30% Framed, sidewall sheathing, and under roof, including shingles. Interior walls studded, windows and exterior doors in place.
Roughly plumbed and wired.
35% Heat plant and ductwork installed, basement floor poured, insulation, sheet-rock, plastered. Exterior walls finished, soffit and
spouting. Fireplaces, if applicable, stairways roughed in, and carpet/linoleum underlayment installed.
20% Interior trim installed and finished, all cabinetry installed and finished, bath fixtures, interior doors hung, light fixtures, storms if
applicable, floor covering. Graded, seeded and landscaped as per contract.

DRAW SCHEDULE II (Three Advances)
35% When the foundation is in, building is rough enclosed and under finished roof.
40% When rough plumbing and electrical are completed, when exterior and interior walls are complete
25% When property is entirely completed per plans and specifications.

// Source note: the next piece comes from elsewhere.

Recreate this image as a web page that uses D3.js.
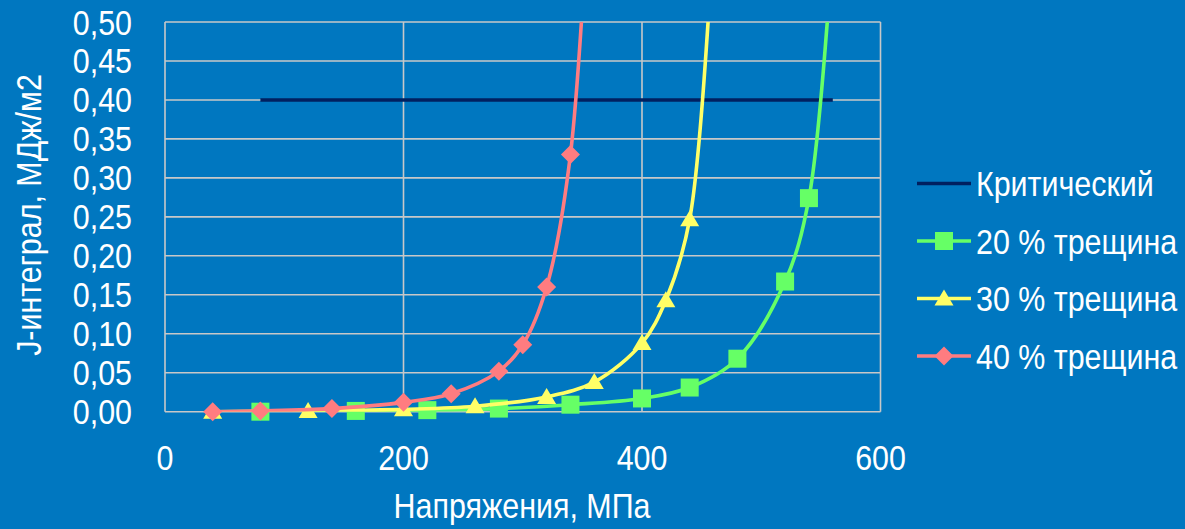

DRAW SCHEDULE III (Four Advances)
15% When foundation is in, when sub-flooring is in.
30% When rough enclosed and under finished roof, rough plumbing and electrical are complete.
30% When house is insulated, exterior and interior walls are completed.
25% When property is entirely complete per plans and specifications.

DRAW SCHEDULE IV (Four Advances)
10% Upon completion of excavation and foundation.
30% Upon completion of sub-flooring, exterior walls (enclosed), finished roof, all windows and exterior doors installed.
40% Upon completion of roughed-in wiring, roughed-in plumbing, roughed-in heating (includes delivery of central heating plant),
installation of dry wall or plasterboard, sewer or septic system and drain-field installed, finished exterior walls and concrete
basement floor.
20% Upon completion of dwelling per plans and specification.

DRAW SCHEDULE V (Five Advances)
15% When foundation is in and 1st floor joists are set.
15% When sub-flooring is in, building rough enclosed and under roof.
20% When under finished roof, rough plumbing and electrical are complete.
25% When house is insulated, exterior and interior walls are completed.
25% When property is entirely complete per plans and specifications.


----------



## kdub1777 (Apr 8, 2006)

Thanks all


----------



## ACTRenovator (Jan 1, 2007)

We tell the bank what we are doing in regards to payment schedule! And they follow.

The usual schedule is this:

1. Deposit at signing of Contract - 5%
2. Floor level complete - 20%
3. Roof trusses installed - 20%
4. Ready for plaster linings - 25%
5. Painting complete - 25%
6. Practical completion - 5%

Variations are paid by client during the job at the following progress claim after it was signed.


----------



## SDC (Jan 12, 2009)

I used to do "Start of" on my proposals, I went to a seminar by Shawn McCadden, from Remodeling Mag. He says try it this way, makes sense to me as well. 
My pay schedule now says; "Ready for etc", 
This way I get a payment when ready, it does not mean the last phase is 100% complete, just the next is ready. It has work well no complaints. :thumbsup:

OK now I am ready to be ripped...:whistling



Total Investment $24,970.00​ Deposit $4,000.00​ Start of Job $4,000.00​ Ready for Rough Plumbing $4,000.00​ Ready for Rough Electrical $4,000.00​ Ready for Tile Installation $4,000.00​ Ready for Painting $4,000.00​ Substantial Completion $970.00​​
​
​


----------



## rbsremodeling (Nov 12, 2007)

SDC said:


> I used to do "Start of" on my proposals, I went to a seminar by Shawn McCadden, from Remodeling Mag. He says try it this way, makes sense to me as well.
> My pay schedule now says; "Ready for etc",
> This way I get a payment when ready, it does not mean the last phase is 100% complete, just the next is ready. It has work well no complaints. :thumbsup:
> 
> ...


I do mine in a similar fashion.


----------



## VBuilt (Oct 7, 2007)

Just posted one I use to file swap


----------